Dai tavoli della sua trattoria, Anna Maria è diventata negli anni testimone della sua città, della sua regione, dell’evoluzione dei costumi, delle ideologie, della (de)generazione che avanza e in cui fatica a riconoscersi, lei pietra miliare della via Emilia e istituzione bolognese. Lei che ha il nome e il bellosguardo dell’Anna di Lucio Dalla, che come ogni artista ‘incorniciato’ sulle pareti della trattoria ha trovato rifugio, cortesia e appagamento al cospetto della tagliatella. Allacciata al passato ma dinamica sul presente, Anna Maria aspetta senza avere paura domani, perché sarà Simonetta Cesari, valchiria bionda conosciuta ancora adolescente, a trasformare in patrimonio questa donna consapevole e capace, tenace e inflessibilmente onesta, custode della tradizione ma anche protagonista di una storia di emancipazione dal ruolo subalterno che occupava nella società patriarcale contadina.

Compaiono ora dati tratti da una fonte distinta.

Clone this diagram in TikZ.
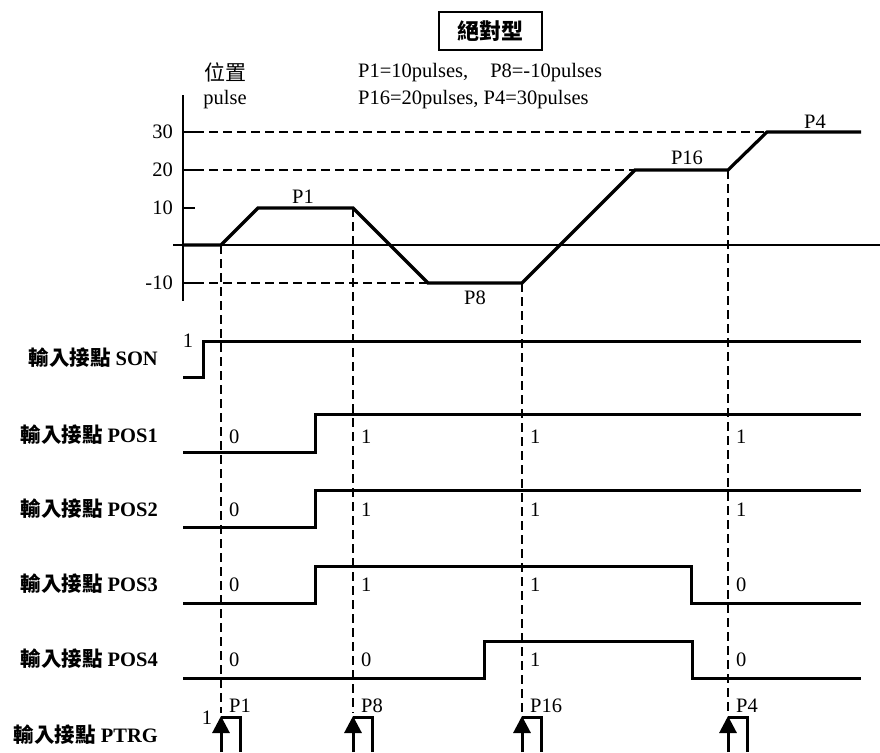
\documentclass[tikz,border=0pt]{standalone}
\usepackage{fontspec}
\setmainfont{Liberation Serif}
\newfontfamily\cjk{Noto Sans CJK TC}
\usetikzlibrary{arrows.meta}
\begin{document}
\begin{tikzpicture}[x=1pt,y=-1pt,
  txt/.style={inner sep=0pt,font=\fontsize{20.5}{23}\selectfont},
  cjktxt/.style={inner sep=0pt,font=\cjk\fontsize{21}{23}\selectfont},
  rowlbl/.style={inner sep=0pt,anchor=east,font=\fontsize{20.5}{23}\selectfont\bfseries},
  val/.style={inner sep=0pt,anchor=west,font=\fontsize{20.5}{23}\selectfont},
  sig/.style={line width=3pt,line join=miter},
  prof/.style={line width=3.2pt,line join=miter},
  axisline/.style={line width=2.2pt},
  zeroline/.style={line width=1.6pt},
  guide/.style={line width=1.6pt,dash pattern=on 9pt off 5pt},
  trig/.style={line width=3pt,-{Triangle[length=17pt,width=17pt]}},
]
\useasboundingbox (0,0) rectangle (880,752);
% title
\node[draw,line width=2pt,minimum width=103pt,minimum height=38pt,inner sep=0pt,font=\cjk\bfseries\fontsize{22}{24}\selectfont] (title) at (490.5,31) {絕對型};
% axis labels
\node[cjktxt] (wz) at (225,72) {位置};
\node[txt] (pulse) at (225,100) {pulse};
\node[txt,anchor=west] (info1) at (358,73) {P1=10pulses,\hspace{22pt}P8=-10pulses};
\node[txt,anchor=west] (info2) at (358,100) {P16=20pulses, P4=30pulses};
% axes
\coordinate (ytop) at (183,95);
\coordinate (ybot) at (183,301);
\draw[axisline] (ytop) -- (ybot);
\coordinate (z0) at (173,245);
\coordinate (z1) at (880,245);
\draw[zeroline] (z0) -- (z1);
% tick labels
\node[txt,anchor=east] (t30) at (173,132) {30};
\node[txt,anchor=east] (t20) at (173,170) {20};
\node[txt,anchor=east] (t10) at (173,208) {10};
\node[txt,anchor=east] (tm10) at (173,283) {-10};
\foreach \yy in {132,170,208,283} \draw[axisline] (183,\yy) -- (195,\yy);
% profile points
\coordinate (a0) at (183,245);
\coordinate (a1) at (221,245);
\coordinate (a2) at (258,208);
\coordinate (a3) at (353,208);
\coordinate (a4) at (428,283);
\coordinate (a5) at (522,283);
\coordinate (a6) at (635,170);
\coordinate (a7) at (728,170);
\coordinate (a8) at (767,132);
\coordinate (a9) at (861,132);
\draw[guide] (195,132) -- (a8);
\draw[guide] (195,170) -- (a6);
\draw[guide] (195,283) -- (a4);
\draw[prof] (a0) -- (a1) -- (a2) -- (a3) -- (a4) -- (a5) -- (a6) -- (a7) -- (a8) -- (a9);
\node[txt] (pp1) at (303,197) {P1};
\node[txt] (pp8) at (475,298) {P8};
\node[txt] (pp16) at (687,158) {P16};
\node[txt] (pp4) at (815,122) {P4};
% vertical guides
\coordinate (g1) at (221,713);
\coordinate (g2) at (353,713);
\coordinate (g3) at (522,713);
\coordinate (g4) at (728,713);
\draw[guide] (a1) -- (g1);
\draw[guide] (a3) -- (g2);
\draw[guide] (a5) -- (g3);
\draw[guide] (a7) -- (g4);
% SON
\node[rowlbl] (lson) at (158,358) {{\cjk 輸入接點} SON};
\draw[sig] (183,377) -- (203,377) -- (203,341) -- (861,341);
\node[txt] (son1) at (188,341) {1};
% POS1
\node[rowlbl] (lp1) at (158,435) {{\cjk 輸入接點} POS1};
\draw[sig] (183,452) -- (315,452) -- (315,414) -- (861,414);
\node[val] (v11) at (229,437) {0};
\node[val] (v12) at (361,437) {1};
\node[val] (v13) at (530,437) {1};
\node[val] (v14) at (736,437) {1};
% POS2
\node[rowlbl] (lp2) at (158,509) {{\cjk 輸入接點} POS2};
\draw[sig] (183,527) -- (315,527) -- (315,490) -- (861,490);
\node[val] (v21) at (229,510) {0};
\node[val] (v22) at (361,510) {1};
\node[val] (v23) at (530,510) {1};
\node[val] (v24) at (736,510) {1};
% POS3
\node[rowlbl] (lp3) at (158,584) {{\cjk 輸入接點} POS3};
\draw[sig] (183,603) -- (315,603) -- (315,566) -- (691,566) -- (691,603) -- (861,603);
\node[val] (v31) at (229,585) {0};
\node[val] (v32) at (361,585) {1};
\node[val] (v33) at (530,585) {1};
\node[val] (v34) at (736,585) {0};
% POS4
\node[rowlbl] (lp4) at (158,659) {{\cjk 輸入接點} POS4};
\draw[sig] (183,678) -- (484,678) -- (484,641) -- (692,641) -- (692,678) -- (861,678);
\node[val] (v41) at (229,660) {0};
\node[val] (v42) at (361,660) {0};
\node[val] (v43) at (530,660) {1};
\node[val] (v44) at (736,660) {0};
% PTRG
\node[rowlbl] (lpt) at (158,735) {{\cjk 輸入接點} PTRG};
\node[txt] (pt1) at (207,718) {1};
\foreach \xx/\nm in {221/P1,353/P8,522/P16,728/P4}{
  \draw[trig] (\xx,752) -- (\xx,716);
  \draw[sig] (\xx,717) -- (\xx+19,717) -- (\xx+19,752);
  \node[val] at (\xx+8,706) {\nm};
}
\end{tikzpicture}
\end{document}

Anna Maria ha la chiave della giornata, della vita, della sua trattoria aperta a clandestini e clochard, che come lei vengono dalla bruma e cercano un lampo. Un lampo che lei ha riconosciuto e trasformato in scelta politica, mestiere e prodotto culturale, contro la riproduzione industriale e gli spadellatori televisivi, che ignorano la ruvidità della vita e della tagliatella. Quella di Anna Maria che conserva e difende tutta la bellezza del suo essere, che lega materia prima ‘della più fina’e la fa ben figurare.

Soddisfatta del bene e del buono fatto, si racconta e poi congeda senza nostalgie ma con un sogno che bolle ancora in pentola: se dopo il tonno in scatola Kevin Costner volesse gradire le sue tagliatelle, che lei giura “so good”, Anna Maria ne sarebbe oltremodo lieta. Come cuoca e come donna. Nell’attesa dell’epica e del cowboy si toglie il grembiule, esibisce un filo di perle e rimugina su come carezèr l’uomo dei sogni. Falco della frontiera senza ombre e con le pistole ai fianchi, come lo figura lei e come non ce ne sono più, tra la via Emilia e il West.